Auschwitz Museum condemns Polish school’s reenactment of Nazi gas chamber

Seven-year-old children were made to portray victims of the Nazis, simulating deaths in the gas chambers by falling to the floor.

The site of the former Nazi German concentration and extermination camp Auschwitz II-Birkenau (photo credit: REUTERS/KACPER PEMPEL)
The site of the former Nazi German concentration and extermination camp Auschwitz II-Birkenau
(photo credit: REUTERS/KACPER PEMPEL)

The Auschwitz Museum condemned a school ceremony in which students enacted a scene depicting the gassing of concentration camp victims.

At a ceremony last month, seven-year-old children from the school in Łabunie in eastern Poland portrayed victims of the Nazis. The students dressed in striped uniforms and when the “gas” in the form of steam appeared on the stage, they fell to the floor simulating death in a gas chamber.
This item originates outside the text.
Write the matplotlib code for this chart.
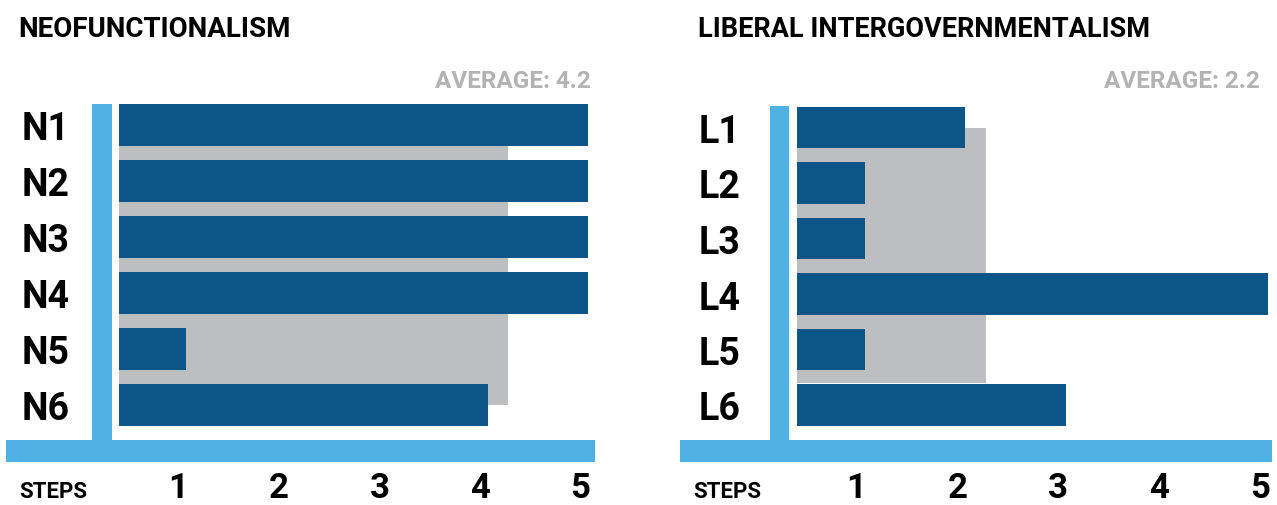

The incident was first reported by Polish Newsweek.

“Nazi Germany was a country which broke the rules of natural law and which was instead based on the norms of law created by man,” Mariusz Kukiełka, the mayor of Łabunie, told the children and their parents.

“Today,” she continued, “we still have to contend with various people, with leftist groups, which are bent upon creating a new man, a new godless society.”

The ceremony was linked to the dedication of the school’s new name, The Children of Zamojszczyzna, which references the deportation of 110,000 Poles, including 30,000 children, in 1942 and 1943, as part of a German attempt at ethnically cleansing of that area of occupied Poland. Some of the children from the area were later brought to Majdanek and Auschwitz.

“The idea of dressing up children of this age in SS uniforms and staging death scenes with them is simply bad,” the Auschwitz Museum tweeted. “The adults who organized it don’t have the elemental sensitivity needed to educate children about such a difficult and tragic history.”